Will this be the case this year given the weak ringgit and the planned fuel subsidy rationalisation up ahead, even though, on the flip side, the 1.4 million strong civil service is set to enjoy a big pay rise at year end?

Consumer spending during the recent Hari Raya season — a key barometer for retailers — was said to be a letdown. It was the same for the Chinese New Year celebrations earlier in the year.

Retailers say that even though the Covid-19 pandemic is behind us, the industry is still not enjoying the kind of consumer spending that was seen before the pandemic.

Retailers also say that although sales revenue might have improved, the number of sales transactions has declined. This can be partly attributed to inflation. But it is also worth considering whether wage growth has been quick enough to combat the rising prices.

Although some believe that the introduction of Account 3 by the Employees Provident Fund (EPF) could help to lift spending somewhat, retailers are not counting on it. In fact, they say what is important is that international tourists, especially those with high spending power, return to Malaysia.

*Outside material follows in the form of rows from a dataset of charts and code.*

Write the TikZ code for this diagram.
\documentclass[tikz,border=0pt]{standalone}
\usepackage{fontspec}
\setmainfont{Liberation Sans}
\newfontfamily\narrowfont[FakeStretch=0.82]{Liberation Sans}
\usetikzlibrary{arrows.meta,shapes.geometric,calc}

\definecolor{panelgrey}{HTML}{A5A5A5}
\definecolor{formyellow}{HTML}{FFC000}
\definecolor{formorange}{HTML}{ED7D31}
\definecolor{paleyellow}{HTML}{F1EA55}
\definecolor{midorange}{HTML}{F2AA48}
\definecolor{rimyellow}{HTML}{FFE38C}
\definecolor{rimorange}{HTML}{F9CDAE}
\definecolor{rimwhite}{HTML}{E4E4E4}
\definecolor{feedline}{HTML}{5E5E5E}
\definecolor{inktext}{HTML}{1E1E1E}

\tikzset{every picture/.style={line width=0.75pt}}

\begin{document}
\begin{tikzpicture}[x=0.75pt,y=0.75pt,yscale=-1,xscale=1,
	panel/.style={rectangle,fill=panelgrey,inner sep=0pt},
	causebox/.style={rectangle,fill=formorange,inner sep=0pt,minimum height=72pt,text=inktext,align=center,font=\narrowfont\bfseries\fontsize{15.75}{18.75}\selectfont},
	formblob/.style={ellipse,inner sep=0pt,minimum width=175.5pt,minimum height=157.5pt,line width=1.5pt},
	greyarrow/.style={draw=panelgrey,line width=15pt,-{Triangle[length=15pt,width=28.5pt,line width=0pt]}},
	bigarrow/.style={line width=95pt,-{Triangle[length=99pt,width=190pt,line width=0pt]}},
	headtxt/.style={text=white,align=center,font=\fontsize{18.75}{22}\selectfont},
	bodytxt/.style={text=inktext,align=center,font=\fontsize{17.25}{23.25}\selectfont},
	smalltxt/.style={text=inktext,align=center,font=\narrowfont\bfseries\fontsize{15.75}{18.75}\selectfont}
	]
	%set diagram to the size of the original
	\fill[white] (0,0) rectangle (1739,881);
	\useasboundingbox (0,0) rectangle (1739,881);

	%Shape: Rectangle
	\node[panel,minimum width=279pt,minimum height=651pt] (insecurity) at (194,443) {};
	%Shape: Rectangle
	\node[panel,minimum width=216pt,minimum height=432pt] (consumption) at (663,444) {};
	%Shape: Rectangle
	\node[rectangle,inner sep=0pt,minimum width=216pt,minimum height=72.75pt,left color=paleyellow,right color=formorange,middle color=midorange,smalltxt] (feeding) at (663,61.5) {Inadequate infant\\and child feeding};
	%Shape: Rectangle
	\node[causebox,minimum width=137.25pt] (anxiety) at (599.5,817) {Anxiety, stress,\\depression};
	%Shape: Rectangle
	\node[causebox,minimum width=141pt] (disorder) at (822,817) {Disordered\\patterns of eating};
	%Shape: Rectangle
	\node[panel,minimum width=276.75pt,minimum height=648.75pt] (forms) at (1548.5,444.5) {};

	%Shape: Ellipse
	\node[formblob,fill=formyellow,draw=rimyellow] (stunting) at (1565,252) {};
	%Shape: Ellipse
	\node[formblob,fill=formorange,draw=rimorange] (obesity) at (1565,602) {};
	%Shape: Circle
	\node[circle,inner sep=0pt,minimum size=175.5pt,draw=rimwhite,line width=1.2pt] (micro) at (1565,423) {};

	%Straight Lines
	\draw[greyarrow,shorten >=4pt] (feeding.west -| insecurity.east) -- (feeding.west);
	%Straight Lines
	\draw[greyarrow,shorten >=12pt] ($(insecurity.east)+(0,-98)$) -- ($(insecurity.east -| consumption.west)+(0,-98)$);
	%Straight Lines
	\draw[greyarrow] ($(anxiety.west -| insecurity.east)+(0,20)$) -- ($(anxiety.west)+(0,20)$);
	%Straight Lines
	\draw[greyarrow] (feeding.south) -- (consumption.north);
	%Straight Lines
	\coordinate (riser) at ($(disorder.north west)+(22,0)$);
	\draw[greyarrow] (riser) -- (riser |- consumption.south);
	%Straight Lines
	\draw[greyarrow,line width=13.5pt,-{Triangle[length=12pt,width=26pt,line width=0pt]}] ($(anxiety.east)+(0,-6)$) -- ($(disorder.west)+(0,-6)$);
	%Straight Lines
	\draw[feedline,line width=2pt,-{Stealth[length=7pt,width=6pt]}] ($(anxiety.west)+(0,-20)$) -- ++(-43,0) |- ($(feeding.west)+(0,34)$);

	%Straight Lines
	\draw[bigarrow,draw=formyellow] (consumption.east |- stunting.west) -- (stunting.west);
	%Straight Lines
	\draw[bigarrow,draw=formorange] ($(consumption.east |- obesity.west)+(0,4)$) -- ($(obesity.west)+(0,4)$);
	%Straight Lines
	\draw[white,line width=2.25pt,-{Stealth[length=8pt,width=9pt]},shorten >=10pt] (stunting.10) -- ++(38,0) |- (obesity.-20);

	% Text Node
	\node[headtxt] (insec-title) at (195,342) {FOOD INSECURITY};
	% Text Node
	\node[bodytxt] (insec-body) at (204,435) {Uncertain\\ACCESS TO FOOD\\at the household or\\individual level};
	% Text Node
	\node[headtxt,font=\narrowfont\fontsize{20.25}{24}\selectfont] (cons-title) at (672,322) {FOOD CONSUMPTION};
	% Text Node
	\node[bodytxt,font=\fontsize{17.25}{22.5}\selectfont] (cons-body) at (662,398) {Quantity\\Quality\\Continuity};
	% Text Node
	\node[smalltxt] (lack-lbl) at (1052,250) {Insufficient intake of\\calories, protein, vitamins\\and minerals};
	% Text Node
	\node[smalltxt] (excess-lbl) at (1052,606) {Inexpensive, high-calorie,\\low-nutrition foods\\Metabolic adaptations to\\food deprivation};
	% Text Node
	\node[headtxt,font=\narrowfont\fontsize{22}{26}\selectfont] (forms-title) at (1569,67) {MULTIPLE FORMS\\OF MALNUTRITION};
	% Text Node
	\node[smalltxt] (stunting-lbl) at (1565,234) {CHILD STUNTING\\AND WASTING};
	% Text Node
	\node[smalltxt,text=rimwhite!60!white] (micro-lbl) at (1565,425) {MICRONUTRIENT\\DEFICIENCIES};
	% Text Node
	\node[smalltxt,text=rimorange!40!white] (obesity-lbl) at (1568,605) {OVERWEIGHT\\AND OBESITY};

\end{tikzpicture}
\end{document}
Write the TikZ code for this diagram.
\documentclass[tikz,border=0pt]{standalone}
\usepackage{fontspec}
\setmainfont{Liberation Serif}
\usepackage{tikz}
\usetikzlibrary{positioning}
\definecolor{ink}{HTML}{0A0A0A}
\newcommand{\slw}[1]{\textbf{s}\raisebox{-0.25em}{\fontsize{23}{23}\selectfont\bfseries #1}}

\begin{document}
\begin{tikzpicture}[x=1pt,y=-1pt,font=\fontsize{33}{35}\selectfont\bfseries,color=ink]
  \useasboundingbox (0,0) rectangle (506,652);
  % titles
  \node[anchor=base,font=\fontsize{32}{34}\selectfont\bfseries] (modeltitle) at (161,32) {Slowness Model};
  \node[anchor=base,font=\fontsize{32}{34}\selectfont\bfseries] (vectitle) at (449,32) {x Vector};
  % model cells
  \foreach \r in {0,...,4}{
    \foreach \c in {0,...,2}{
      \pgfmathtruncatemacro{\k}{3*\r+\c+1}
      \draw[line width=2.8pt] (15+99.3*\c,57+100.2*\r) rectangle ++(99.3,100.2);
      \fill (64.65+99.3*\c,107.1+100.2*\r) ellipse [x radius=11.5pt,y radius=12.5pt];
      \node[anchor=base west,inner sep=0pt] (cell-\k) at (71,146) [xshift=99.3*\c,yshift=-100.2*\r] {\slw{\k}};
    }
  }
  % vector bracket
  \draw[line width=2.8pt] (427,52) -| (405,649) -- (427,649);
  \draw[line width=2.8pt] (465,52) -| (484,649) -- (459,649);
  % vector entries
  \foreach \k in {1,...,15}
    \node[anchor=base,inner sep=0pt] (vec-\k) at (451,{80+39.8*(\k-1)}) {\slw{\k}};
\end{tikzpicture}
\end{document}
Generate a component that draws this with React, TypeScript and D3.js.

Meanwhile, the EPF Flexible Account (or Account 3) will go live on May 11, giving pre-retirement account holders the liberty to withdraw up to 10% of their balances for any purpose. Will the withdrawals boost consumption? Fund managers foresee that it may not be to the extent that was observed two years ago when EPF proposed a special withdrawal scheme of up to RM10,000.

In addition, Prime Minister Datuk Seri Anwar Ibrahim has announced that civil servants will receive a salary increase of at least 13% starting December 2024. Will this boost consumer spending?